(Figure scripts)
..............................

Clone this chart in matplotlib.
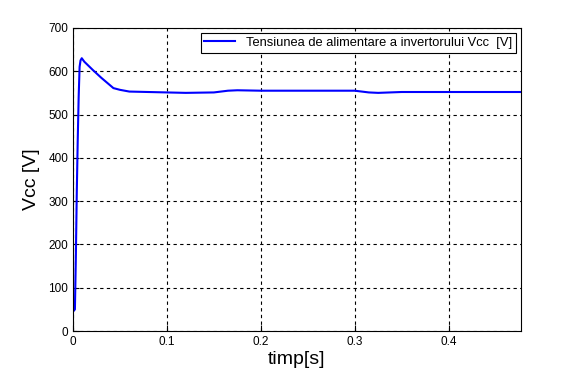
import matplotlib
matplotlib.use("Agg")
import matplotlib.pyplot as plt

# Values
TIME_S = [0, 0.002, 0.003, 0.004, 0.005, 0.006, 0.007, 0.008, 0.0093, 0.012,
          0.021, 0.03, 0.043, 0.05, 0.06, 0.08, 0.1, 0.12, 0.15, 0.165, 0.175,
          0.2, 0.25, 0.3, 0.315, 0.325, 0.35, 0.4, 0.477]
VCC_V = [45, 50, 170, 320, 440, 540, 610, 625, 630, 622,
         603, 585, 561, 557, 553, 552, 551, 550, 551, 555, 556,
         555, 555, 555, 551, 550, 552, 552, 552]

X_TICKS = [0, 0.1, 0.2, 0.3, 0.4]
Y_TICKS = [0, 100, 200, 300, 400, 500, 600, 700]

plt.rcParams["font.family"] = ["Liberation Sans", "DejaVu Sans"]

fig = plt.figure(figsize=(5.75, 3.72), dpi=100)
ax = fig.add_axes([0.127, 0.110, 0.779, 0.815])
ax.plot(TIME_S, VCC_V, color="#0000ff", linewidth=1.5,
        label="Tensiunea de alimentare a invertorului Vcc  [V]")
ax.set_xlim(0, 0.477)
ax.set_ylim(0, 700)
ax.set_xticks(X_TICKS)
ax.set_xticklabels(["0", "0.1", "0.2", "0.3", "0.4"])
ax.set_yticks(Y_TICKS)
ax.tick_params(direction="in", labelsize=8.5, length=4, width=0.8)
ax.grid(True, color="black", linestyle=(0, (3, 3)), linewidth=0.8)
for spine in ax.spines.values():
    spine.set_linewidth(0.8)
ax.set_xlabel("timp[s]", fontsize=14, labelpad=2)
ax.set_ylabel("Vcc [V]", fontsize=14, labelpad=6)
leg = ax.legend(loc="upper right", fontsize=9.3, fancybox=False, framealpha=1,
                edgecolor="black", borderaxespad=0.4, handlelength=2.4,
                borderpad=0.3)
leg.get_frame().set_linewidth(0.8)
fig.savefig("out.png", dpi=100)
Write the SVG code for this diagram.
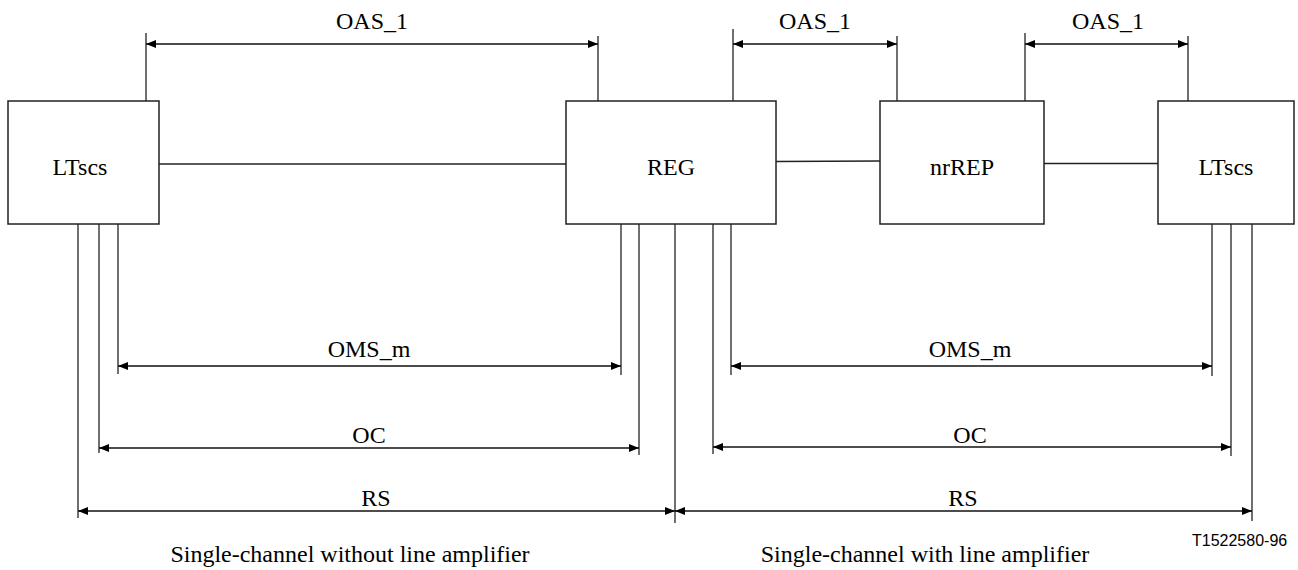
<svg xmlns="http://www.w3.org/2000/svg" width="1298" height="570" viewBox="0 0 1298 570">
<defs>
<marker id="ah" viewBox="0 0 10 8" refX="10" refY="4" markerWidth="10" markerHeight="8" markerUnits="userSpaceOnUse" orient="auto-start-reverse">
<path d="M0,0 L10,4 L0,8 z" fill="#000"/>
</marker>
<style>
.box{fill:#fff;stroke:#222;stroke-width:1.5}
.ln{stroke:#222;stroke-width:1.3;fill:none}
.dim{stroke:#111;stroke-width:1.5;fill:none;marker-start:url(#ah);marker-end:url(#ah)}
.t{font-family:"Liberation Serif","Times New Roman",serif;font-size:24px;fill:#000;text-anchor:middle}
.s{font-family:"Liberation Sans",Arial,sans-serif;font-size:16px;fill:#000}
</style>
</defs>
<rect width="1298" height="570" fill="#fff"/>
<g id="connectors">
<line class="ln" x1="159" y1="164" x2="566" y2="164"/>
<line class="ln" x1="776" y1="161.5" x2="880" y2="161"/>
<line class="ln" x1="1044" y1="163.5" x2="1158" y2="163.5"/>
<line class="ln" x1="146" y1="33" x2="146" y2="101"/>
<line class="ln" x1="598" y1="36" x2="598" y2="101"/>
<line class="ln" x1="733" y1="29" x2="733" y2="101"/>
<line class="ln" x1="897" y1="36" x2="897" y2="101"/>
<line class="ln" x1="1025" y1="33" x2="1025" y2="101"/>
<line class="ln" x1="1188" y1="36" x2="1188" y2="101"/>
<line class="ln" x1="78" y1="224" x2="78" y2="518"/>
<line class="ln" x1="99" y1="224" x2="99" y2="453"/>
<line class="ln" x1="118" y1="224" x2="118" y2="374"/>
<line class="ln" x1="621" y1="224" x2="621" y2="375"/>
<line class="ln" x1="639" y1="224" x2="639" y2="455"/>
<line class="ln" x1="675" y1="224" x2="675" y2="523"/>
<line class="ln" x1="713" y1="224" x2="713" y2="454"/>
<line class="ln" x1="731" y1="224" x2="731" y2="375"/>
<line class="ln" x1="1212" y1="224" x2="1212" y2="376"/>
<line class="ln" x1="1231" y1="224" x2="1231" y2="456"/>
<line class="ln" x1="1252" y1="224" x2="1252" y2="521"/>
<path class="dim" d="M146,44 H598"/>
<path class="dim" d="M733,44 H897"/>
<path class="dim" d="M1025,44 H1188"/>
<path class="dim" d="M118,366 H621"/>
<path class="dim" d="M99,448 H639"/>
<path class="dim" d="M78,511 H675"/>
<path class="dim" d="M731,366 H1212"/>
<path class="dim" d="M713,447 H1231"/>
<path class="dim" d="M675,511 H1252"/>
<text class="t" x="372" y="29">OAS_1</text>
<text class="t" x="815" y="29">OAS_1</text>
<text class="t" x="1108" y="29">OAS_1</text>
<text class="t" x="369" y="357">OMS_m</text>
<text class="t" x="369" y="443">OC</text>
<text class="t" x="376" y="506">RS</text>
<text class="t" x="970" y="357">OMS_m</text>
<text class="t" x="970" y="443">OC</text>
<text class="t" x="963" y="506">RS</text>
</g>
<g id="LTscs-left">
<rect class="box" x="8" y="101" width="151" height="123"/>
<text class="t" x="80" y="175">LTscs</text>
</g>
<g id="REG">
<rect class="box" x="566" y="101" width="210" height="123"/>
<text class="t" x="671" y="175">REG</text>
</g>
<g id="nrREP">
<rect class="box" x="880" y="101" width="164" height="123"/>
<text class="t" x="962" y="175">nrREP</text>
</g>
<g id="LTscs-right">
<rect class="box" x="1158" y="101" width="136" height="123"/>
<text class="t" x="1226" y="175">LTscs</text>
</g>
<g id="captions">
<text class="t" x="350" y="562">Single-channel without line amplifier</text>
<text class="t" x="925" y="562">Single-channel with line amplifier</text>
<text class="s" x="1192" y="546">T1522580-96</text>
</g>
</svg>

..............................

▶ _Exercise brief_
From the material above, reproduce everything verbatim except the pictures.

▶ _Exercise response_
Clone this chart in matplotlib.
import matplotlib
matplotlib.use("Agg")
import matplotlib.pyplot as plt

# Values
TIME_S = [0, 0.002, 0.003, 0.004, 0.005, 0.006, 0.007, 0.008, 0.0093, 0.012,
          0.021, 0.03, 0.043, 0.05, 0.06, 0.08, 0.1, 0.12, 0.15, 0.165, 0.175,
          0.2, 0.25, 0.3, 0.315, 0.325, 0.35, 0.4, 0.477]
VCC_V = [45, 50, 170, 320, 440, 540, 610, 625, 630, 622,
         603, 585, 561, 557, 553, 552, 551, 550, 551, 555, 556,
         555, 555, 555, 551, 550, 552, 552, 552]

X_TICKS = [0, 0.1, 0.2, 0.3, 0.4]
Y_TICKS = [0, 100, 200, 300, 400, 500, 600, 700]

plt.rcParams["font.family"] = ["Liberation Sans", "DejaVu Sans"]

fig = plt.figure(figsize=(5.75, 3.72), dpi=100)
ax = fig.add_axes([0.127, 0.110, 0.779, 0.815])
ax.plot(TIME_S, VCC_V, color="#0000ff", linewidth=1.5,
        label="Tensiunea de alimentare a invertorului Vcc  [V]")
ax.set_xlim(0, 0.477)
ax.set_ylim(0, 700)
ax.set_xticks(X_TICKS)
ax.set_xticklabels(["0", "0.1", "0.2", "0.3", "0.4"])
ax.set_yticks(Y_TICKS)
ax.tick_params(direction="in", labelsize=8.5, length=4, width=0.8)
ax.grid(True, color="black", linestyle=(0, (3, 3)), linewidth=0.8)
for spine in ax.spines.values():
    spine.set_linewidth(0.8)
ax.set_xlabel("timp[s]", fontsize=14, labelpad=2)
ax.set_ylabel("Vcc [V]", fontsize=14, labelpad=6)
leg = ax.legend(loc="upper right", fontsize=9.3, fancybox=False, framealpha=1,
                edgecolor="black", borderaxespad=0.4, handlelength=2.4,
                borderpad=0.3)
leg.get_frame().set_linewidth(0.8)
fig.savefig("out.png", dpi=100)
Write the SVG code for this diagram.
<svg xmlns="http://www.w3.org/2000/svg" width="1298" height="570" viewBox="0 0 1298 570">
<defs>
<marker id="ah" viewBox="0 0 10 8" refX="10" refY="4" markerWidth="10" markerHeight="8" markerUnits="userSpaceOnUse" orient="auto-start-reverse">
<path d="M0,0 L10,4 L0,8 z" fill="#000"/>
</marker>
<style>
.box{fill:#fff;stroke:#222;stroke-width:1.5}
.ln{stroke:#222;stroke-width:1.3;fill:none}
.dim{stroke:#111;stroke-width:1.5;fill:none;marker-start:url(#ah);marker-end:url(#ah)}
.t{font-family:"Liberation Serif","Times New Roman",serif;font-size:24px;fill:#000;text-anchor:middle}
.s{font-family:"Liberation Sans",Arial,sans-serif;font-size:16px;fill:#000}
</style>
</defs>
<rect width="1298" height="570" fill="#fff"/>
<g id="connectors">
<line class="ln" x1="159" y1="164" x2="566" y2="164"/>
<line class="ln" x1="776" y1="161.5" x2="880" y2="161"/>
<line class="ln" x1="1044" y1="163.5" x2="1158" y2="163.5"/>
<line class="ln" x1="146" y1="33" x2="146" y2="101"/>
<line class="ln" x1="598" y1="36" x2="598" y2="101"/>
<line class="ln" x1="733" y1="29" x2="733" y2="101"/>
<line class="ln" x1="897" y1="36" x2="897" y2="101"/>
<line class="ln" x1="1025" y1="33" x2="1025" y2="101"/>
<line class="ln" x1="1188" y1="36" x2="1188" y2="101"/>
<line class="ln" x1="78" y1="224" x2="78" y2="518"/>
<line class="ln" x1="99" y1="224" x2="99" y2="453"/>
<line class="ln" x1="118" y1="224" x2="118" y2="374"/>
<line class="ln" x1="621" y1="224" x2="621" y2="375"/>
<line class="ln" x1="639" y1="224" x2="639" y2="455"/>
<line class="ln" x1="675" y1="224" x2="675" y2="523"/>
<line class="ln" x1="713" y1="224" x2="713" y2="454"/>
<line class="ln" x1="731" y1="224" x2="731" y2="375"/>
<line class="ln" x1="1212" y1="224" x2="1212" y2="376"/>
<line class="ln" x1="1231" y1="224" x2="1231" y2="456"/>
<line class="ln" x1="1252" y1="224" x2="1252" y2="521"/>
<path class="dim" d="M146,44 H598"/>
<path class="dim" d="M733,44 H897"/>
<path class="dim" d="M1025,44 H1188"/>
<path class="dim" d="M118,366 H621"/>
<path class="dim" d="M99,448 H639"/>
<path class="dim" d="M78,511 H675"/>
<path class="dim" d="M731,366 H1212"/>
<path class="dim" d="M713,447 H1231"/>
<path class="dim" d="M675,511 H1252"/>
<text class="t" x="372" y="29">OAS_1</text>
<text class="t" x="815" y="29">OAS_1</text>
<text class="t" x="1108" y="29">OAS_1</text>
<text class="t" x="369" y="357">OMS_m</text>
<text class="t" x="369" y="443">OC</text>
<text class="t" x="376" y="506">RS</text>
<text class="t" x="970" y="357">OMS_m</text>
<text class="t" x="970" y="443">OC</text>
<text class="t" x="963" y="506">RS</text>
</g>
<g id="LTscs-left">
<rect class="box" x="8" y="101" width="151" height="123"/>
<text class="t" x="80" y="175">LTscs</text>
</g>
<g id="REG">
<rect class="box" x="566" y="101" width="210" height="123"/>
<text class="t" x="671" y="175">REG</text>
</g>
<g id="nrREP">
<rect class="box" x="880" y="101" width="164" height="123"/>
<text class="t" x="962" y="175">nrREP</text>
</g>
<g id="LTscs-right">
<rect class="box" x="1158" y="101" width="136" height="123"/>
<text class="t" x="1226" y="175">LTscs</text>
</g>
<g id="captions">
<text class="t" x="350" y="562">Single-channel without line amplifier</text>
<text class="t" x="925" y="562">Single-channel with line amplifier</text>
<text class="s" x="1192" y="546">T1522580-96</text>
</g>
</svg>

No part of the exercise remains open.